▶ _Prompt_:
What is the number of lines holding the word "this"? Give that number alone.

::: Provided entries :::

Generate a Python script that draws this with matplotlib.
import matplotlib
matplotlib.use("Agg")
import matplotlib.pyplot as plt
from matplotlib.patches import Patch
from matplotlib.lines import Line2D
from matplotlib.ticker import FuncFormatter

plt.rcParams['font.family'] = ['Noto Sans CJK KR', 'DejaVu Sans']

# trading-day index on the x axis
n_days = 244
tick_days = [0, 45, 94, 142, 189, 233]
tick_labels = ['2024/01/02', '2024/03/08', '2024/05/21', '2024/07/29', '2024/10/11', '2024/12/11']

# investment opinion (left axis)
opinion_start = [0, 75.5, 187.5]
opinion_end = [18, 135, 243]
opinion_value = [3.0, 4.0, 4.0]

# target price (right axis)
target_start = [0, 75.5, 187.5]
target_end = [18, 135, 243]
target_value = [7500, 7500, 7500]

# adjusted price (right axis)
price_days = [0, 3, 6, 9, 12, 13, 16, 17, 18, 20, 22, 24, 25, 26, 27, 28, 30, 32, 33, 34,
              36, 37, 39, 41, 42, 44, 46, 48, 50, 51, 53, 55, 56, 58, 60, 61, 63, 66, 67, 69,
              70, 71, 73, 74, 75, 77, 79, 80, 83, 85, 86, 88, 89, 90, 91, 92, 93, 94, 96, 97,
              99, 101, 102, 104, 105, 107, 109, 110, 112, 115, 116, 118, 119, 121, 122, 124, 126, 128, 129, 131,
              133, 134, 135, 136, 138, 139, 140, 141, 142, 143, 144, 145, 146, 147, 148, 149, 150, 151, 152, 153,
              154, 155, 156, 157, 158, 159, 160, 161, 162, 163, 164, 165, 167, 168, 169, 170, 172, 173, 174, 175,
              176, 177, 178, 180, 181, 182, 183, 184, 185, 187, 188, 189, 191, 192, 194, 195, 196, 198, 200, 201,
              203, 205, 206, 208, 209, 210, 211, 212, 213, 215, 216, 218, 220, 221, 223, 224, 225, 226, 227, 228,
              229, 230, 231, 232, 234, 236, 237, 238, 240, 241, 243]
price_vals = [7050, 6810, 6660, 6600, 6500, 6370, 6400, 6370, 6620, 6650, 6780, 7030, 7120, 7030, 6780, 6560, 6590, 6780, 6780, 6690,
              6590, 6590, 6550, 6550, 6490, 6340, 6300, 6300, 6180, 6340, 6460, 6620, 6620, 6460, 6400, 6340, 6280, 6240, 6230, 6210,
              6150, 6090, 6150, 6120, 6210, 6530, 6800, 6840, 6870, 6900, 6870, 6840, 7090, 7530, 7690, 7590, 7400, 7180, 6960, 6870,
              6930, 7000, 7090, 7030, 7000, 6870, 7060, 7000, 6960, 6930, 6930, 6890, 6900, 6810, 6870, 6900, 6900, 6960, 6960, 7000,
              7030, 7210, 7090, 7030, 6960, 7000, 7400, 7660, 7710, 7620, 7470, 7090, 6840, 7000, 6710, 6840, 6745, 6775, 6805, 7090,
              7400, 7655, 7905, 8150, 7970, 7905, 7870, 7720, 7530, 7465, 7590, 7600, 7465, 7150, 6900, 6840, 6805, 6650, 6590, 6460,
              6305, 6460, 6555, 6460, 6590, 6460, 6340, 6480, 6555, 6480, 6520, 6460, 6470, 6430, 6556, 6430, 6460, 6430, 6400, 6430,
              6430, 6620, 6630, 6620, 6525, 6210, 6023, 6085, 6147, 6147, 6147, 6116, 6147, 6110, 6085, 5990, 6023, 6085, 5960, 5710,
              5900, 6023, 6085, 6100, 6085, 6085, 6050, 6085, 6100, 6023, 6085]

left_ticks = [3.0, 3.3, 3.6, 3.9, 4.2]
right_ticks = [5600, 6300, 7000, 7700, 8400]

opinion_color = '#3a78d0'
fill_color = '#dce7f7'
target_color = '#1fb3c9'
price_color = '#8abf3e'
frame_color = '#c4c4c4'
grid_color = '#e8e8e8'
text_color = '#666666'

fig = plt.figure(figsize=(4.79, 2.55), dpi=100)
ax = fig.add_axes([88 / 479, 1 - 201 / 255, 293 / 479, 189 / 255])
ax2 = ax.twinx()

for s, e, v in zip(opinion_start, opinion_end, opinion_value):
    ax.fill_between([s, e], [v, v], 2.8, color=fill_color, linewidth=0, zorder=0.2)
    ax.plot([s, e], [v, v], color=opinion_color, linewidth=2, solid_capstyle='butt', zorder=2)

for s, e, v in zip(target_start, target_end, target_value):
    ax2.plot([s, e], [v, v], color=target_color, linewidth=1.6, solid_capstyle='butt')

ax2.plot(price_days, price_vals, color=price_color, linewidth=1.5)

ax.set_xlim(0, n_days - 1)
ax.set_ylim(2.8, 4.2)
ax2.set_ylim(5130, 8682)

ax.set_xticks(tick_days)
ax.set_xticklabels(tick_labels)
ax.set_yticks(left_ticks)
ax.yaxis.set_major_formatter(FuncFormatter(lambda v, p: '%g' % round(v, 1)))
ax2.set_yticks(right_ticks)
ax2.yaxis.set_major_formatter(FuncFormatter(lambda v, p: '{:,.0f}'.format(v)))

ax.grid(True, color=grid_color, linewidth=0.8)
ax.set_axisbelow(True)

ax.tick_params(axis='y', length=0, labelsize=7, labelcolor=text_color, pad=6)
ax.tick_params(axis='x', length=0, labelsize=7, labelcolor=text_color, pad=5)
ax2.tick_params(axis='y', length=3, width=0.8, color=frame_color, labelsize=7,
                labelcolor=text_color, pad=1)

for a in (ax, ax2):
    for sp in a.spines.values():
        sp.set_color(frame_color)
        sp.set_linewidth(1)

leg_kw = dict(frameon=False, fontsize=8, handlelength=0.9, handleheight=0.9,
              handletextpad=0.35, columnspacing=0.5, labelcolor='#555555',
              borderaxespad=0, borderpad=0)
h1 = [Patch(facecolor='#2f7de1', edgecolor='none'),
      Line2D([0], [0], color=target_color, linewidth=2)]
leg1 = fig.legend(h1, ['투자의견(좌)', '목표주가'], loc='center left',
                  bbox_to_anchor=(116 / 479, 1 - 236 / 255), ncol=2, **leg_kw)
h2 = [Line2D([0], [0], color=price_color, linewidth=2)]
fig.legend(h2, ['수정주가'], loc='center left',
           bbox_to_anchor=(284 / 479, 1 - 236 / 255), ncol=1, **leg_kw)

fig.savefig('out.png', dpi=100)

:::
::: Provided entries :::

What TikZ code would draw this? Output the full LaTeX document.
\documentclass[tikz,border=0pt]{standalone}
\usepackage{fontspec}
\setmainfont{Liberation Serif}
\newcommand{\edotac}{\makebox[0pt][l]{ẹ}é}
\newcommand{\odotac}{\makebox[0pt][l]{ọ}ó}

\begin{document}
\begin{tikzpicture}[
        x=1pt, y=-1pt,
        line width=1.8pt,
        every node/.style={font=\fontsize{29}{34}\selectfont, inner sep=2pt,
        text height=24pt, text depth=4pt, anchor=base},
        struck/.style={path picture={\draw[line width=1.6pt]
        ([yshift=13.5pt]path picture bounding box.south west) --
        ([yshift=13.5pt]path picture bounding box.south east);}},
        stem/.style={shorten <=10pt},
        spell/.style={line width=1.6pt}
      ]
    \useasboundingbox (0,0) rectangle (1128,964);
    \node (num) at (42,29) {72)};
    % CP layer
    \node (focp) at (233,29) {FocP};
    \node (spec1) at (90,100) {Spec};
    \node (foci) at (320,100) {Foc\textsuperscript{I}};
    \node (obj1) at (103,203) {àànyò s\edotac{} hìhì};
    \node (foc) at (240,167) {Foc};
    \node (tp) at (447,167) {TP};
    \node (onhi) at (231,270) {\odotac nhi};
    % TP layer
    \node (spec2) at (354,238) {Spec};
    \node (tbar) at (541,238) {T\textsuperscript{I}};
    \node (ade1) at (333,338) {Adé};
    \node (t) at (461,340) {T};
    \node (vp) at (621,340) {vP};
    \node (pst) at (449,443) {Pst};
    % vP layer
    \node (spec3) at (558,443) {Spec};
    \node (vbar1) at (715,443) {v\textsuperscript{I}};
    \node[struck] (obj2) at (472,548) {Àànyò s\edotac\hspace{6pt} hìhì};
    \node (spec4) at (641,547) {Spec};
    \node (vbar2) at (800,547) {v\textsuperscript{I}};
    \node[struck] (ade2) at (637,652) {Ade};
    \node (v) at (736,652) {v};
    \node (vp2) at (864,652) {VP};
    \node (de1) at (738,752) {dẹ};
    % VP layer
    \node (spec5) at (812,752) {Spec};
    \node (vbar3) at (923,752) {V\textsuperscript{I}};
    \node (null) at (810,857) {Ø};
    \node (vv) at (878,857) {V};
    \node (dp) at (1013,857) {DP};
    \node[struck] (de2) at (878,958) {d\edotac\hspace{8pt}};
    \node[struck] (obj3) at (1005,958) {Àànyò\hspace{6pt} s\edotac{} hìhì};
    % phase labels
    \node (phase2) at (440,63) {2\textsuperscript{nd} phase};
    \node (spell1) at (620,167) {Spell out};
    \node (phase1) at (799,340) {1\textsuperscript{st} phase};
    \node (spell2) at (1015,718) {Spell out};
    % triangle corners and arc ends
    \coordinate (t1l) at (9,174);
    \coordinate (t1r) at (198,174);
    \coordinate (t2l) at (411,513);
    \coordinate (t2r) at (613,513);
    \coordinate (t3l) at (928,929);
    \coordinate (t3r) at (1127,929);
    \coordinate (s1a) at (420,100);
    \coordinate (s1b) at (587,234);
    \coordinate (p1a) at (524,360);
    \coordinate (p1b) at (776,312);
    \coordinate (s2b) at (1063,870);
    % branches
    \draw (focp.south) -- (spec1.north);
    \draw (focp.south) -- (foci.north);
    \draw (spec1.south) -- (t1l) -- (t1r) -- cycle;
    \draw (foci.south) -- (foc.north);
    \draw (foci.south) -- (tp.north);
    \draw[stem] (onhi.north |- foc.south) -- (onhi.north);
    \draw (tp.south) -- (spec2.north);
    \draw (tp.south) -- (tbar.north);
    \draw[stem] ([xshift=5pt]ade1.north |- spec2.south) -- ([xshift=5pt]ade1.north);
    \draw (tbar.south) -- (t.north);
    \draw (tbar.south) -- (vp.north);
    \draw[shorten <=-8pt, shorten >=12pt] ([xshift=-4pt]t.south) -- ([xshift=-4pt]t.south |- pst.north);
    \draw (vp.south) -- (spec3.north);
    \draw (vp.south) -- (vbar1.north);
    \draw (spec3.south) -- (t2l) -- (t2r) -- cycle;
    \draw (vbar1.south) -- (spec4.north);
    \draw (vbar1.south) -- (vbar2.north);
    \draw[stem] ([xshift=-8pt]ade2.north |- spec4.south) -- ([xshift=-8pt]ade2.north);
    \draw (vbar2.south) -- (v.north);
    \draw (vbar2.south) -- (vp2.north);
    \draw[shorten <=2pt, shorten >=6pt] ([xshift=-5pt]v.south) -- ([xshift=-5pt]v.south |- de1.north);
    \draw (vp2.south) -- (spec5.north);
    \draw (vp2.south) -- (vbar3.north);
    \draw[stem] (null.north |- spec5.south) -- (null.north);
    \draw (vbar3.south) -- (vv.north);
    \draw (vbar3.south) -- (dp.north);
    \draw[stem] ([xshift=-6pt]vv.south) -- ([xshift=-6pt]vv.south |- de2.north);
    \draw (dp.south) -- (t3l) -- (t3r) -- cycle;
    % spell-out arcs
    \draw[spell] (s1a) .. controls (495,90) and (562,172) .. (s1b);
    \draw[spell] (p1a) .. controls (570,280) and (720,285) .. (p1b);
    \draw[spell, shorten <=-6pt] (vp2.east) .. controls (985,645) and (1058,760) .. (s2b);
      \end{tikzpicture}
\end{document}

:::

▶ _Finished answer_:
2